Sometimes we can’t avoid running across some of the best investment opportunities. They’re often right in front of our eyes.
Case in point: As I watched ESPN’s SportsCenter for the third time this morning, I saw another trailer for Iron Man 3.
While checking for show times, it hit me. This is all Disney… or the Walt Disney Company (NYSE: DIS).
Well, I knew it was all Disney, but the monstrous movie dollars the company was raking in piqued my interest. Is the company a monstrous entity that’s going to plow its way forward no matter what, or is the stock another John Carter movie away from being a big mistake?
At the moment, shares of the company trade near record highs. Disney beat Wall Street expectations for the first quarter of 2013, showing growth across all five of its divisions.
Net income increased 32% to $1.51 billion from $1.14 billion a year ago. Earnings per share came in at $0.79. The Street expected $0.77.
Revenue was $10.6 billion – good for a 10% jump. That also beat the expected forecast of $10.5 billion.
Numbers are nice but it doesn’t tell the entire story. There are three parts of Disney that show us how the company will do going forward.
#1: Network Growth
ESPN is a cash cow. Some analysts had concerns about the costs of sports programming and lackluster ratings. However, the network remains the major driver of growth due to its high affiliate fees.
Overall, operating profit for all of Disney’s cable networks increased 15% to $1.72 billion – and ESPN was the catalyst for this growth with its ad revenue. Advertising sales were up 4% for the first quarter and are up 10% for the current period.
Recently, Disney CEO Bob Iger was asked how much more he believed ESPN could expand. Mr. Iger responded, “We think ESPN’s future, in terms of its growth trajectory, is actually quite good.”
#2: Walt Disney Resorts
Disney’s resort business was the star of the quarter – with operating income soaring 73% to $383 million.
The success comes thanks to recent expansion efforts. Under Iger’s command, Disney spent over $1 billion as it made improvements to its resorts in California and Florida, opened three properties and purchased two new cruise ships.
A fresh outlook on the global economy has also been beneficial for its vacation destinations. The better the economy, the more folks flock to a vacation resort. Overall revenue was up 14% to $3.3 billion because of new attendance records worldwide. Domestic attendance rose 8% and sales were up 10%.
When it comes to Disney’s movie business, it’s no longer just about the Mouse. The company owns the rights to some of the most popular movies ever created. Through acquisition over the last seven years, it has brought Pixar (in 2006) and Marvel (in 2009) into the fold.
But here’s the part that should really excite you about the future. Disney has hit this segment out the park.
Let’s look at Iron Man 3. Released on May 3, the movie made $175.3 million on its opening weekend at the box office – the second-highest initial take in history. It’s expected the movie will eventually gross more than $1 billion.
Guess what was No. 1? Disney’s The Avengers took the prize just last year – and that was the culmination of four other Marvel movies.

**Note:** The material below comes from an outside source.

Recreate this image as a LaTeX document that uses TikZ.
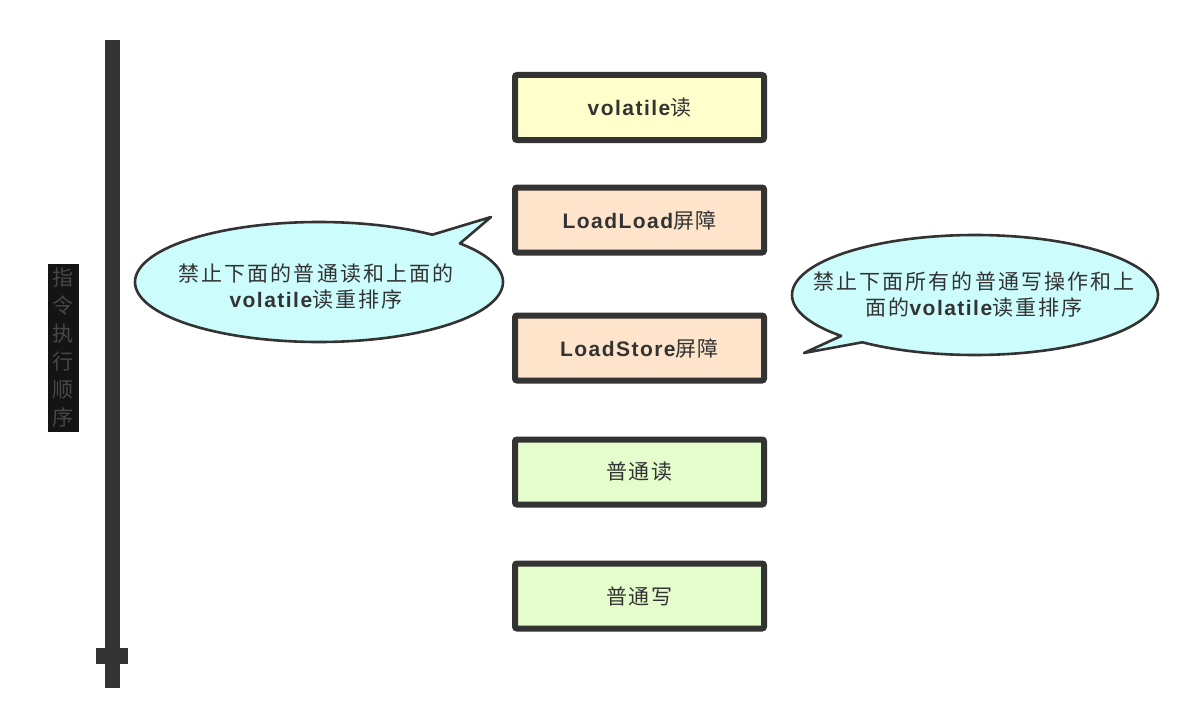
\documentclass[tikz,border=0pt]{standalone}
\usepackage{fontspec}
\setmainfont{Noto Sans CJK SC}
\newfontfamily\cjk[LetterSpace=6]{Noto Sans CJK SC}
\newfontfamily\cjkb[LetterSpace=10]{Noto Sans CJK SC}
\newfontfamily\lat[LetterSpace=7]{Liberation Sans}
\definecolor{edge}{HTML}{333333}
\definecolor{txt}{HTML}{333333}
\definecolor{fyellow}{HTML}{FFFFCC}
\definecolor{fpeach}{HTML}{FDE4CB}
\definecolor{fgreen}{HTML}{E5FDCC}
\definecolor{fcyan}{HTML}{CCFCFC}
\definecolor{lblbg}{HTML}{141414}
\definecolor{lbltxt}{HTML}{474747}
\tikzset{
  opbox/.style={draw=edge, line width=6pt, rounded corners=2pt, minimum width=249pt, minimum height=65pt, inner sep=0pt, text=txt, font=\fontsize{21}{26}\selectfont\cjk},
  bubble/.style={draw=edge, line width=2.6pt, fill=fcyan, line join=round},
  btext/.style={align=center, text=txt, inner sep=0pt, font=\fontsize{21}{26}\selectfont\cjkb},
  axisline/.style={draw=edge, line width=15pt},
}
\newcommand{\vb}[1]{{\lat\bfseries #1}}
\begin{document}
\begin{tikzpicture}[x=1pt,y=-1pt]
\useasboundingbox (0,0) rectangle (1200,725);
\fill[white] (0,0) rectangle (1200,725);

% time axis
\coordinate (top) at (112,40);
\coordinate (bot) at (112,688);
\draw[axisline] (top) -- (bot);
\fill[edge] (96,648) rectangle (128,664);
\node[fill=lblbg, text=lbltxt, minimum width=31pt, minimum height=168pt, inner sep=0pt, align=center,
  font=\fontsize{21}{28}\selectfont] (lbl) at (63,348) {指\\令\\执\\行\\顺\\序};

% operation boxes
\node[opbox, fill=fyellow] (b1) at (639.5,107.5) {\vb{volatile}读};
\node[opbox, fill=fpeach]  (b2) at (639.5,220) {\vb{LoadLoad}屏障};
\node[opbox, fill=fpeach]  (b3) at (639.5,348) {\vb{LoadStore}屏障};
\node[opbox, fill=fgreen]  (b4) at (639.5,472) {普通读};
\node[opbox, fill=fgreen]  (b5) at (639.5,596) {普通写};

% bubble 1
\filldraw[bubble] (319,282) ++(-40:184 and 60)
  arc[start angle=-40, end angle=308, x radius=184, y radius=60] -- (491,217) -- cycle;
\node[btext] (t1) at (316,287) {禁止下面的普通读和上面的\\\vb{volatile}读重排序};

% bubble 2
\filldraw[bubble] (975,295) ++(137:183 and 60)
  arc[start angle=137, end angle=488, x radius=183, y radius=60] -- (804,353) -- cycle;
\node[btext] (t2) at (974,295) {禁止下面所有的普通写操作和上\\面的\vb{volatile}读重排序};
\end{tikzpicture}
\end{document}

In other words, Disney knows how to work an asset.
Studio Entertainment revenue jumped $1.34 billion in the first quarter – a 13% increase. This business also reported a $118 million profit. And that doesn’t include Iron Man 3, which was unveiled after the books were closed on the quarter.
With the $175.3 million that the movie produced in its opening weekend, investors should expect this business to do even greater things in the next couple of months.
And Then There Was Star Wars…
Disney has Pixar. It’s got Marvel. And now, with a $4.1 billion deal last October, it has Lucasfilm.
This means it owns the Star Wars franchise.
We just saw what Disney did with Marvel, now it will try to duplicate this success with Luke Skywalker, Han Solo and the rest of the Republic. Disney plans to grow and assertively market the saga by putting out a new Star Wars movie every year starting in 2015.
Related to this news, last week Disney and Electronic Arts made the announcement the companies agreed to a new multiyear licensing deal where EA will make Star Wars-based video games. Disney stated that it will keep the rights to create mobile, social and online games for the Star Wars franchise in-house.
Disney has done well utilizing its content and strong brands across as many business divisions as possible – like its resorts and toys. With the endless amount of Marvel and now Star Wars characters, expect Disney to use all of this content and intellectual property to increase profits across all segments.
Shares of Disney currently trade at 20.1 times the $3.29 a share that the company has earned over the last year. For this year, expect earnings of $3.46 a share – giving the shares a forward price-to-earnings ratio of 19.1.
Disney is strong and diversified… and we’re seeing growth across all its business segments. Best of all, shares are cheap, proving there’s still time to jump on the train.